"Pozwiemy ich za kryzys ogórkowy"
Najbardziej dotknięci "kryzysem ogórkowym" hiszpańscy przedsiębiorcy wszczęli procedury prawne przeciwko rządowi Niemiec, który początkowo wskazał na warzywa dwóch firm andaluzyjskich, Frunet Bio i SAT Costa de Almeria, jako źródło zakażeń bakterią EHEC.
Biznesmeni sceptycznie odnoszą się do rezultatów rozmów rządu w Madrycie z władzami niemieckimi odnośnie odszkodowań i zamierzają bezpośrednio pozwać Niemcy za "bezzasadne zniszczenie branży owocowo-warzywnej".
Lokalny rząd Andaluzji szacuje straty tylko w tym regionie na 75 mln euro. W całej Hiszpanii straty oceniane są na ponad 200 mln euro.
Firma Frunet Bio, eksportująca ekologiczne warzywa i owoce, zatrudniła już niemiecką kancelarię adwokacką Linden Partners z Berlina, zespół prasowy oraz tłumaczy. Teraz zbierane są dowody do pozwu.
- Zostałem osobiście oskarżony i zniszczono mi życie - powiedział właściciel firmy Antonio Lavao. - Sam się będę bronił, bo nikt mnie nie obroni.
Roczne obroty firmy wynosiły 15 mln euro. Teraz przedsiębiorstwo jest czasowo zamknięte z powodu milionowych strat.
Także SAT Costa de Almeria przygotowuje pozew. Wyładowane owocami i warzywami ciężarówki tej firmy wciąż zawracają z granic państw, które anulowały kontrakty.
- Trzeba przestać mówić o kryzysie ogórkowym i powiedzieć, że naprawdę jest to problem sanitarny Niemiec, którego nie wiedzą jak rozwiązać - powiedział rzecznik firmy. - Wyrządzono wiele szkody, ucierpiała także marka hiszpańska; to jest sprawa ogólnokrajowa - dodał.

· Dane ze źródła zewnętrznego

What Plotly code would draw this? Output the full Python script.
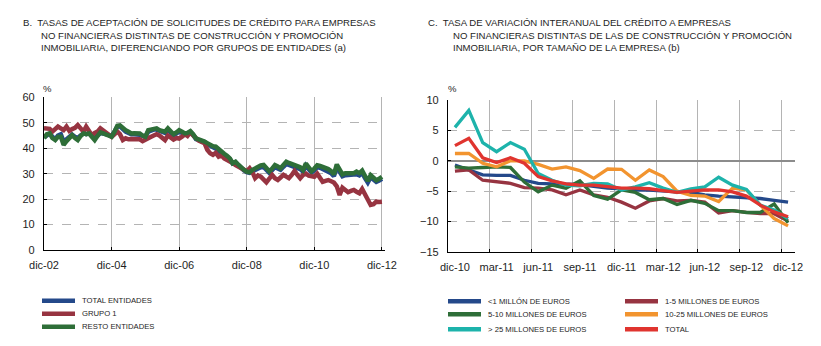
import plotly.graph_objects as go
import pandas as pd

W, H = 821, 346

# ---------------- Panel B data (monthly, dic-02 .. dic-12) ----------------
left_start = "2002-12-01"
left_ticks = ["dic-02", "dic-04", "dic-06", "dic-08", "dic-10", "dic-12"]
left_tick_dates = ["2002-12-01", "2004-12-01", "2006-12-01", "2008-12-01", "2010-12-01", "2012-12-01"]

total_entidades = [
    44.3, 45.0, 45.8, 44.5, 43.5, 45.0, 45.5, 42.5, 43.5, 44.5, 45.3, 44.5,
    44.0, 45.0, 45.8, 45.5, 45.8, 45.0, 44.0, 45.0, 46.0, 45.8, 45.5, 45.0,
    44.8, 46.5, 48.5, 48.6, 47.5, 46.5, 46.0, 45.5, 45.5, 45.5, 45.3, 44.8,
    44.5, 46.5, 47.0, 47.3, 47.3, 46.8, 46.5, 46.0, 47.2, 46.0, 45.2, 45.8,
    46.5, 46.0, 45.5, 45.8, 46.4, 45.2, 43.6, 43.2, 43.0, 42.4, 41.6, 41.0,
    40.5, 40.2, 39.2, 38.2, 37.5, 36.7, 35.7, 34.0, 34.5, 33.3, 32.2, 31.3,
    30.6, 30.3, 31.0, 31.6, 32.2, 32.5, 32.6, 31.3, 30.3, 31.4, 32.6, 32.0,
    31.5, 32.7, 33.8, 33.4, 33.0, 32.6, 32.4, 31.8, 30.8, 33.2, 31.8, 30.4,
    31.3, 32.6, 32.3, 31.8, 31.7, 31.0, 30.2, 29.0, 32.7, 30.7, 29.0, 29.4,
    29.5, 29.6, 29.3, 29.8, 29.3, 30.3, 28.2, 26.5, 28.6, 27.8, 26.8, 27.3,
    28.0,
]
grupo_1 = [
    47.8, 47.5, 47.6, 46.5, 47.5, 48.5, 47.8, 47.1, 48.5, 46.8, 47.5, 48.0,
    49.1, 47.5, 46.5, 48.5, 46.8, 45.1, 46.0, 46.5, 47.8, 47.0, 46.2, 45.5,
    44.5, 45.5, 46.5, 45.5, 43.2, 43.9, 43.5, 43.6, 43.6, 43.8, 43.5, 42.8,
    43.5, 44.2, 44.5, 45.0, 45.5, 45.0, 44.2, 43.2, 45.0, 44.2, 43.4, 44.0,
    43.8, 44.5, 45.5, 44.8, 46.2, 45.0, 43.9, 43.0, 42.5, 42.0, 39.4, 38.0,
    37.4, 38.2, 36.7, 37.2, 36.0, 35.5, 34.7, 34.2, 33.4, 32.8, 32.0, 31.4,
    31.0, 32.1, 30.5, 28.2, 29.3, 28.8, 27.5, 26.6, 28.0, 29.5, 28.2, 27.5,
    28.5, 29.5, 28.8, 28.2, 29.5, 31.1, 29.5, 28.2, 29.5, 30.0, 29.2, 29.0,
    28.8, 30.0, 28.5, 26.8, 27.2, 27.5, 27.0, 26.5, 25.0, 21.6, 24.5, 23.5,
    22.7, 23.2, 23.6, 22.9, 22.3, 24.0, 22.0, 20.3, 17.7, 18.0, 19.0, 18.9,
    19.0,
]
resto_entidades = [
    43.9, 45.5, 45.8, 44.0, 43.2, 44.5, 44.5, 41.3, 42.8, 43.9, 45.1, 44.0,
    43.2, 44.8, 45.8, 45.5, 45.8, 44.5, 43.2, 44.8, 46.2, 45.8, 45.5, 45.0,
    44.5, 46.5, 48.8, 49.0, 47.8, 47.1, 46.5, 45.8, 45.9, 45.8, 45.8, 45.0,
    44.5, 47.1, 47.5, 47.8, 47.8, 47.1, 46.8, 46.5, 47.8, 46.5, 45.5, 46.2,
    47.1, 46.5, 45.8, 46.0, 46.7, 45.5, 43.8, 43.5, 43.2, 42.6, 42.0, 41.3,
    40.8, 40.6, 39.5, 38.6, 37.8, 37.0, 36.0, 34.1, 34.7, 33.5, 32.4, 31.5,
    30.8, 30.5, 31.5, 32.1, 32.8, 33.2, 33.4, 32.0, 30.9, 32.0, 33.4, 32.8,
    32.1, 33.4, 34.7, 34.2, 33.8, 33.4, 33.0, 32.5, 31.4, 34.0, 32.5, 31.0,
    32.0, 33.3, 33.0, 32.6, 32.5, 31.8, 31.0, 29.7, 33.6, 31.5, 29.7, 30.2,
    30.3, 30.4, 30.2, 30.8, 30.2, 31.2, 29.0, 27.1, 29.4, 28.5, 27.4, 28.0,
    28.8,
]

# ---------------- Panel C data (monthly, dic-10 .. dic-12) ----------------
right_months = [
    "dic-10", "ene-11", "feb-11", "mar-11", "abr-11", "may-11", "jun-11", "jul-11",
    "ago-11", "sep-11", "oct-11", "nov-11", "dic-11", "ene-12", "feb-12", "mar-12",
    "abr-12", "may-12", "jun-12", "jul-12", "ago-12", "sep-12", "oct-12", "nov-12", "dic-12",
]
right_ticks = ["dic-10", "mar-11", "jun-11", "sep-11", "dic-11", "mar-12", "jun-12", "sep-12", "dic-12"]

menos_1m = [-0.7, -1.5, -2.3, -2.4, -2.4, -3.2, -3.7, -3.8, -3.9, -3.9, -4.2, -4.5, -4.6,
            -4.8, -4.8, -5.0, -5.1, -5.2, -5.6, -5.8, -5.9, -6.0, -6.2, -6.5, -6.8]
de_1_5m = [-1.7, -1.5, -3.2, -3.5, -3.7, -4.4, -4.5, -4.8, -5.6, -4.8, -5.6, -6.0, -6.8,
           -7.8, -6.6, -6.2, -6.6, -6.5, -6.8, -8.6, -8.2, -8.5, -8.7, -8.7, -9.9]
de_5_10m = [-1.0, -1.2, -1.1, -1.0, -1.1, -3.5, -5.1, -4.0, -4.5, -3.3, -5.7, -6.3, -4.8,
            -5.2, -6.4, -6.2, -7.2, -6.5, -7.0, -8.2, -8.2, -8.5, -8.5, -7.1, -10.2]
de_10_25m = [1.2, 1.2, -0.4, -1.0, 0.0, 0.0, -0.6, -1.35, -1.0, -1.6, -2.9, -1.35, -1.4,
             -3.2, -1.5, -2.6, -5.0, -5.7, -5.8, -6.7, -4.5, -4.8, -7.3, -9.5, -10.7]
mas_25m = [5.5, 8.3, 3.0, 1.5, 3.0, 1.9, -2.1, -3.2, -4.0, -4.1, -3.7, -3.8, -4.8,
           -4.3, -3.6, -4.5, -5.2, -4.6, -4.3, -2.7, -4.0, -4.7, -7.3, -8.1, -9.5]
total_c = [2.5, 3.7, 0.5, -0.3, 0.5, -0.4, -2.6, -3.3, -3.8, -4.0, -4.0, -4.3, -4.5,
           -4.5, -4.6, -4.9, -5.2, -5.0, -4.8, -4.8, -5.1, -5.8, -7.3, -8.4, -9.2]

# ---------------- styling ----------------
C_NAVY = "#24498a"
C_MAROON = "#973441"
C_GREEN = "#2e6e38"
C_ORANGE = "#f2942f"
C_TEAL = "#1db3ab"
C_RED = "#e0342f"
TXT = "#1e1e1e"
GRID = "#b4b4b4"
FONT = "Liberation Sans, Arial, sans-serif"

left_dates = pd.date_range(left_start, periods=len(total_entidades), freq="MS")

fig = go.Figure()
left_series = [
    ("TOTAL ENTIDADES", total_entidades, C_NAVY),
    ("GRUPO 1", grupo_1, C_MAROON),
    ("RESTO ENTIDADES", resto_entidades, C_GREEN),
]
for name, vals, col in left_series:
    fig.add_trace(go.Scatter(x=left_dates, y=vals, name=name, mode="lines",
                             line=dict(color=col, width=4.5), xaxis="x", yaxis="y",
                             showlegend=False))

right_series = [
    ("<1 MILLÓN DE EUROS", menos_1m, C_NAVY),
    ("1-5 MILLONES DE EUROS", de_1_5m, C_MAROON),
    ("5-10 MILLONES DE EUROS", de_5_10m, C_GREEN),
    ("10-25 MILLONES DE EUROS", de_10_25m, C_ORANGE),
    ("> 25 MILLONES DE EUROS", mas_25m, C_TEAL),
    ("TOTAL", total_c, C_RED),
]
for name, vals, col in right_series:
    fig.add_trace(go.Scatter(x=right_months, y=vals, name=name, mode="lines",
                             line=dict(color=col, width=3.3), xaxis="x2", yaxis="y2",
                             showlegend=False))


def px(x):
    return x / W


def py(y):
    return 1 - y / H


tickfont = dict(family=FONT, size=11, color=TXT)
common = dict(showline=True, linecolor="black", linewidth=1.2,
              ticks="inside", ticklen=3, tickcolor="black",
              tickfont=tickfont, automargin=False, showgrid=True,
              gridcolor=GRID, gridwidth=1)
fig.update_layout(
    width=W, height=H, autosize=False,
    margin=dict(l=0, r=0, t=0, b=0, pad=0, autoexpand=False),
    paper_bgcolor="white", plot_bgcolor="white",
    showlegend=False,
    xaxis=dict(domain=[px(44), px(385)], anchor="y", type="date",
               range=[left_dates[0], pd.Timestamp("2013-01-03")],
               tickmode="array", tickvals=left_tick_dates, ticktext=left_ticks,
               griddash="solid", tickangle=0, ticklabelstandoff=5, zeroline=False,
               **common),
    yaxis=dict(domain=[py(250), py(97.3)], anchor="x", range=[0, 60],
               tickmode="array", tickvals=[0, 10, 20, 30, 40, 50, 60],
               griddash="dash", ticklabelstandoff=6, zeroline=False, **common),
    xaxis2=dict(domain=[px(448), px(795)], anchor="y2", type="category",
                categoryorder="array", categoryarray=right_months,
                range=[-0.5, len(right_months) - 0.5],
                tickmode="array", tickvals=right_ticks, ticktext=right_ticks,
                tickson="boundaries", tickangle=0,
                griddash="solid", ticklabelstandoff=5, **common),
    yaxis2=dict(domain=[py(252), py(100)], anchor="x2", range=[-15, 10],
                tickmode="array", tickvals=[-15, -10, -5, 0, 5, 10],
                griddash="dash", ticklabelstandoff=6,
                zeroline=True, zerolinecolor="#8c8c8c", zerolinewidth=1.5, **common),
)

annotations = []
shapes = []


def text(x, y, s, size=10, xanchor="left"):
    annotations.append(dict(x=px(x), y=py(y), xref="paper", yref="paper", text=s,
                            showarrow=False, xanchor=xanchor, yanchor="middle",
                            borderpad=0, font=dict(family=FONT, size=size, color=TXT)))


# titles
for x0, x1, lines in [
    (22, 40, ["B.  TASAS DE ACEPTACIÓN DE SOLICITUDES DE CRÉDITO PARA EMPRESAS",
              "NO FINANCIERAS DISTINTAS DE CONSTRUCCIÓN Y PROMOCIÓN",
              "INMOBILIARIA, DIFERENCIANDO POR GRUPOS DE ENTIDADES (a)"]),
    (427, 452, ["C.  TASA DE VARIACIÓN INTERANUAL DEL CRÉDITO A EMPRESAS",
                "NO FINANCIERAS DISTINTAS DE LAS DE CONSTRUCCIÓN Y PROMOCIÓN",
                "INMOBILIARIA, POR TAMAÑO DE LA EMPRESA (b)"]),
]:
    for k, line in enumerate(lines):
        text(x0 if k == 0 else x1, 22.5 + 12.5 * k, line, size=9.6)

text(47, 88, "%", size=9.5, xanchor="center")
text(452, 88, "%", size=9.5, xanchor="center")

# legends (symbol lines + labels)
left_rows = [300.7, 313.7, 326.7]
for (name, _, col), yy in zip(left_series, left_rows):
    shapes.append(dict(type="line", xref="paper", yref="paper", x0=px(42), x1=px(75),
                       y0=py(yy), y1=py(yy), line=dict(color=col, width=4.5)))
    text(81, yy, name, size=7.7)

right_pos = [(448, 301.3), (625, 301.3), (448, 314.3), (625, 314.3), (448, 329.3), (625, 329.3)]
for (name, _, col), (xx, yy) in zip(right_series, right_pos):
    shapes.append(dict(type="line", xref="paper", yref="paper", x0=px(xx), x1=px(xx + 33),
                       y0=py(yy), y1=py(yy), line=dict(color=col, width=4.5)))
    text(xx + 39, yy, name, size=7.7)

fig.update_layout(annotations=annotations, shapes=shapes)
fig.write_html("out.html")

Enterokrwotocznym szczepem bakterii Escherichia coli (EHEC) zostało zarażonych ponad tysiąc osób, głównie w Niemczech. Do tej pory zmarło tam 17 chorych, jedną ofiarę śmiertelną odnotowano też w Szwecji. Niemieckie władze podejrzewały początkowo, że źródłem zakażeń były importowane z Hiszpanii ogórki, ale badania tego nie potwierdziły.